→ **Instructions to follow**:
Repeat the material below exactly, with no pictures.

★ ★ ★ ★

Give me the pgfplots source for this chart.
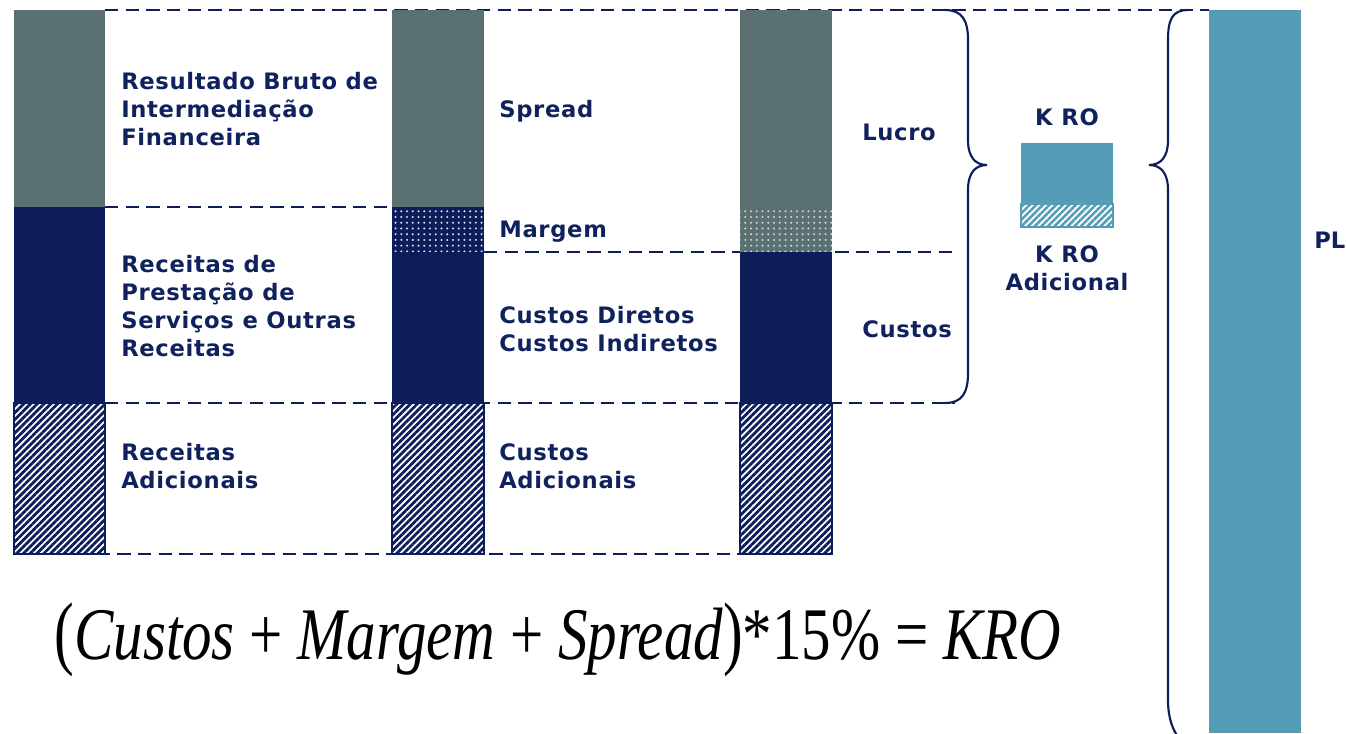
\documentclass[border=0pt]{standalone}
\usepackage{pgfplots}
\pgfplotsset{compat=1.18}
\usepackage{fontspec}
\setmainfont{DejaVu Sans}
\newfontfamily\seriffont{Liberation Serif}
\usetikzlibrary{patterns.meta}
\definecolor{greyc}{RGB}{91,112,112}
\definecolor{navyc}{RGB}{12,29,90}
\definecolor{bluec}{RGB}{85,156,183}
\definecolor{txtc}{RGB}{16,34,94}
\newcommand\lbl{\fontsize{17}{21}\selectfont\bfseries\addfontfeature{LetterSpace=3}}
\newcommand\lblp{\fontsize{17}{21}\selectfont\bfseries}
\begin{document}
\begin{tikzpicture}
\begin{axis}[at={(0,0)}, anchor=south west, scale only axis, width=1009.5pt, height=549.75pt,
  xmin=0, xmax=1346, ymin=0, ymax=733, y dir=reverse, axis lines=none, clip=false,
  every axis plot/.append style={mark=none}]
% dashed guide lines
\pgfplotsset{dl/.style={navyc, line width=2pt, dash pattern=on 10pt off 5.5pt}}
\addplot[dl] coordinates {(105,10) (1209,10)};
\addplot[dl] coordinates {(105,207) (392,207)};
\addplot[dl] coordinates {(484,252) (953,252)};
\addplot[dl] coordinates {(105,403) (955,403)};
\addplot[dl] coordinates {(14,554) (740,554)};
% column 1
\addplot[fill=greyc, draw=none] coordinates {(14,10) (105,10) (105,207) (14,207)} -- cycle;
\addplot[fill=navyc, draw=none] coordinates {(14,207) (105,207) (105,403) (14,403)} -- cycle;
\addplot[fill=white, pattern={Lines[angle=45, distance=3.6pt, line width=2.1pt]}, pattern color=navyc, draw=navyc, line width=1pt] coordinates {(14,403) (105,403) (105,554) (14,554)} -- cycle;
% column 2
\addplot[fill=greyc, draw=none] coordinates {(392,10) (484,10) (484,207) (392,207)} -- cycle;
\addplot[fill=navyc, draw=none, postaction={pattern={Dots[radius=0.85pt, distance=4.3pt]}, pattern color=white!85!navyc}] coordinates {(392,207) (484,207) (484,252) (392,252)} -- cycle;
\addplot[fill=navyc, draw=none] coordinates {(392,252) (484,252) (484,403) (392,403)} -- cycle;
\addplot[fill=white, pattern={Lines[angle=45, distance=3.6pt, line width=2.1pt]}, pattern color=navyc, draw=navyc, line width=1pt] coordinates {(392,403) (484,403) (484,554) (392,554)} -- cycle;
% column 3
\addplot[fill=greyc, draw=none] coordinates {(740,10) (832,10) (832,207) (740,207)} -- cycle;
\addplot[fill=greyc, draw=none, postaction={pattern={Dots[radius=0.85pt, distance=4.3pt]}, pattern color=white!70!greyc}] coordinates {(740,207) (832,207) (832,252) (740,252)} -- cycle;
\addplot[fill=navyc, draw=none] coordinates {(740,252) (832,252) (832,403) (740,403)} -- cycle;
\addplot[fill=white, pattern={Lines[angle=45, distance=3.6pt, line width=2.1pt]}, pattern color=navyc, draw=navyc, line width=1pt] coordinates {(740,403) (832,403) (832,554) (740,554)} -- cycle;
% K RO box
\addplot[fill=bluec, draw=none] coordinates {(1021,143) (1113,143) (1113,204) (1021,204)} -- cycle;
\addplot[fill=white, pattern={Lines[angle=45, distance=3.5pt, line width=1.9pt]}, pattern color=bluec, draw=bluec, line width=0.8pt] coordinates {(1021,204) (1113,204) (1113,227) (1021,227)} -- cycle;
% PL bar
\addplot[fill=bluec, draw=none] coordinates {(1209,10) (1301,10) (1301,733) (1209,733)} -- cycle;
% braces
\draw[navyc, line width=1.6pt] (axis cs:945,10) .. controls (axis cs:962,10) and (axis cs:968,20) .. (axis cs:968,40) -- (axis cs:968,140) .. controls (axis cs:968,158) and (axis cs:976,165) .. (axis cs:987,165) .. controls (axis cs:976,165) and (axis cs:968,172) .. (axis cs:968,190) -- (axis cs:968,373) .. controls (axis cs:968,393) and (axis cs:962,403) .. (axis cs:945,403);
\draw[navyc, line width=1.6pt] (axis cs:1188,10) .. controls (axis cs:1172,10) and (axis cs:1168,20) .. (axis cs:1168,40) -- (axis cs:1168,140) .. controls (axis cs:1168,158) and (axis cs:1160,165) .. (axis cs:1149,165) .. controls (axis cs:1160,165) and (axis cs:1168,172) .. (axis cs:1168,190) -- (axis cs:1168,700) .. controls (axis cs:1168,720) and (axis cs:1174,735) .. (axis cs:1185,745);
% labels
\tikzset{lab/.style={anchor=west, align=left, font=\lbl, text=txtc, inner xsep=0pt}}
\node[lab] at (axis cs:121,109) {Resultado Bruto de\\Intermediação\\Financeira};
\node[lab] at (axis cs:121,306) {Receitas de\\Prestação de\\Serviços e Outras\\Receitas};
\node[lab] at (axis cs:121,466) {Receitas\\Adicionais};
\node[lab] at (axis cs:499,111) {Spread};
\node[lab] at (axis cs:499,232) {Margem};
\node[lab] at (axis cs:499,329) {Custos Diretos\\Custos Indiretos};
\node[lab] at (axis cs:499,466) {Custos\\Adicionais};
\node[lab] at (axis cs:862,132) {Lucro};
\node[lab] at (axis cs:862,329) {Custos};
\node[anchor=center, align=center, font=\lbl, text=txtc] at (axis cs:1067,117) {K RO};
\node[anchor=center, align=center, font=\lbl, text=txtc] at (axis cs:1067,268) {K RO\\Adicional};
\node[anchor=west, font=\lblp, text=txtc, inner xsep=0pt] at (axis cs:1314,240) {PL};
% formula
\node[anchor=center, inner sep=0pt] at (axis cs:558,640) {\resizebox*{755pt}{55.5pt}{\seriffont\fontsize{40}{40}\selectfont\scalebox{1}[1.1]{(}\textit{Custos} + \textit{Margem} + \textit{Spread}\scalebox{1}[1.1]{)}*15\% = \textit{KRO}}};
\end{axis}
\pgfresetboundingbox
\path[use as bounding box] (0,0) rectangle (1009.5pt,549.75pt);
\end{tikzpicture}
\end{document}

★ ★ ★ ★

→ **Correct result**:
Give me the pgfplots source for this chart.
\documentclass[border=0pt]{standalone}
\usepackage{pgfplots}
\pgfplotsset{compat=1.18}
\usepackage{fontspec}
\setmainfont{DejaVu Sans}
\newfontfamily\seriffont{Liberation Serif}
\usetikzlibrary{patterns.meta}
\definecolor{greyc}{RGB}{91,112,112}
\definecolor{navyc}{RGB}{12,29,90}
\definecolor{bluec}{RGB}{85,156,183}
\definecolor{txtc}{RGB}{16,34,94}
\newcommand\lbl{\fontsize{17}{21}\selectfont\bfseries\addfontfeature{LetterSpace=3}}
\newcommand\lblp{\fontsize{17}{21}\selectfont\bfseries}
\begin{document}
\begin{tikzpicture}
\begin{axis}[at={(0,0)}, anchor=south west, scale only axis, width=1009.5pt, height=549.75pt,
  xmin=0, xmax=1346, ymin=0, ymax=733, y dir=reverse, axis lines=none, clip=false,
  every axis plot/.append style={mark=none}]
% dashed guide lines
\pgfplotsset{dl/.style={navyc, line width=2pt, dash pattern=on 10pt off 5.5pt}}
\addplot[dl] coordinates {(105,10) (1209,10)};
\addplot[dl] coordinates {(105,207) (392,207)};
\addplot[dl] coordinates {(484,252) (953,252)};
\addplot[dl] coordinates {(105,403) (955,403)};
\addplot[dl] coordinates {(14,554) (740,554)};
% column 1
\addplot[fill=greyc, draw=none] coordinates {(14,10) (105,10) (105,207) (14,207)} -- cycle;
\addplot[fill=navyc, draw=none] coordinates {(14,207) (105,207) (105,403) (14,403)} -- cycle;
\addplot[fill=white, pattern={Lines[angle=45, distance=3.6pt, line width=2.1pt]}, pattern color=navyc, draw=navyc, line width=1pt] coordinates {(14,403) (105,403) (105,554) (14,554)} -- cycle;
% column 2
\addplot[fill=greyc, draw=none] coordinates {(392,10) (484,10) (484,207) (392,207)} -- cycle;
\addplot[fill=navyc, draw=none, postaction={pattern={Dots[radius=0.85pt, distance=4.3pt]}, pattern color=white!85!navyc}] coordinates {(392,207) (484,207) (484,252) (392,252)} -- cycle;
\addplot[fill=navyc, draw=none] coordinates {(392,252) (484,252) (484,403) (392,403)} -- cycle;
\addplot[fill=white, pattern={Lines[angle=45, distance=3.6pt, line width=2.1pt]}, pattern color=navyc, draw=navyc, line width=1pt] coordinates {(392,403) (484,403) (484,554) (392,554)} -- cycle;
% column 3
\addplot[fill=greyc, draw=none] coordinates {(740,10) (832,10) (832,207) (740,207)} -- cycle;
\addplot[fill=greyc, draw=none, postaction={pattern={Dots[radius=0.85pt, distance=4.3pt]}, pattern color=white!70!greyc}] coordinates {(740,207) (832,207) (832,252) (740,252)} -- cycle;
\addplot[fill=navyc, draw=none] coordinates {(740,252) (832,252) (832,403) (740,403)} -- cycle;
\addplot[fill=white, pattern={Lines[angle=45, distance=3.6pt, line width=2.1pt]}, pattern color=navyc, draw=navyc, line width=1pt] coordinates {(740,403) (832,403) (832,554) (740,554)} -- cycle;
% K RO box
\addplot[fill=bluec, draw=none] coordinates {(1021,143) (1113,143) (1113,204) (1021,204)} -- cycle;
\addplot[fill=white, pattern={Lines[angle=45, distance=3.5pt, line width=1.9pt]}, pattern color=bluec, draw=bluec, line width=0.8pt] coordinates {(1021,204) (1113,204) (1113,227) (1021,227)} -- cycle;
% PL bar
\addplot[fill=bluec, draw=none] coordinates {(1209,10) (1301,10) (1301,733) (1209,733)} -- cycle;
% braces
\draw[navyc, line width=1.6pt] (axis cs:945,10) .. controls (axis cs:962,10) and (axis cs:968,20) .. (axis cs:968,40) -- (axis cs:968,140) .. controls (axis cs:968,158) and (axis cs:976,165) .. (axis cs:987,165) .. controls (axis cs:976,165) and (axis cs:968,172) .. (axis cs:968,190) -- (axis cs:968,373) .. controls (axis cs:968,393) and (axis cs:962,403) .. (axis cs:945,403);
\draw[navyc, line width=1.6pt] (axis cs:1188,10) .. controls (axis cs:1172,10) and (axis cs:1168,20) .. (axis cs:1168,40) -- (axis cs:1168,140) .. controls (axis cs:1168,158) and (axis cs:1160,165) .. (axis cs:1149,165) .. controls (axis cs:1160,165) and (axis cs:1168,172) .. (axis cs:1168,190) -- (axis cs:1168,700) .. controls (axis cs:1168,720) and (axis cs:1174,735) .. (axis cs:1185,745);
% labels
\tikzset{lab/.style={anchor=west, align=left, font=\lbl, text=txtc, inner xsep=0pt}}
\node[lab] at (axis cs:121,109) {Resultado Bruto de\\Intermediação\\Financeira};
\node[lab] at (axis cs:121,306) {Receitas de\\Prestação de\\Serviços e Outras\\Receitas};
\node[lab] at (axis cs:121,466) {Receitas\\Adicionais};
\node[lab] at (axis cs:499,111) {Spread};
\node[lab] at (axis cs:499,232) {Margem};
\node[lab] at (axis cs:499,329) {Custos Diretos\\Custos Indiretos};
\node[lab] at (axis cs:499,466) {Custos\\Adicionais};
\node[lab] at (axis cs:862,132) {Lucro};
\node[lab] at (axis cs:862,329) {Custos};
\node[anchor=center, align=center, font=\lbl, text=txtc] at (axis cs:1067,117) {K RO};
\node[anchor=center, align=center, font=\lbl, text=txtc] at (axis cs:1067,268) {K RO\\Adicional};
\node[anchor=west, font=\lblp, text=txtc, inner xsep=0pt] at (axis cs:1314,240) {PL};
% formula
\node[anchor=center, inner sep=0pt] at (axis cs:558,640) {\resizebox*{755pt}{55.5pt}{\seriffont\fontsize{40}{40}\selectfont\scalebox{1}[1.1]{(}\textit{Custos} + \textit{Margem} + \textit{Spread}\scalebox{1}[1.1]{)}*15\% = \textit{KRO}}};
\end{axis}
\pgfresetboundingbox
\path[use as bounding box] (0,0) rectangle (1009.5pt,549.75pt);
\end{tikzpicture}
\end{document}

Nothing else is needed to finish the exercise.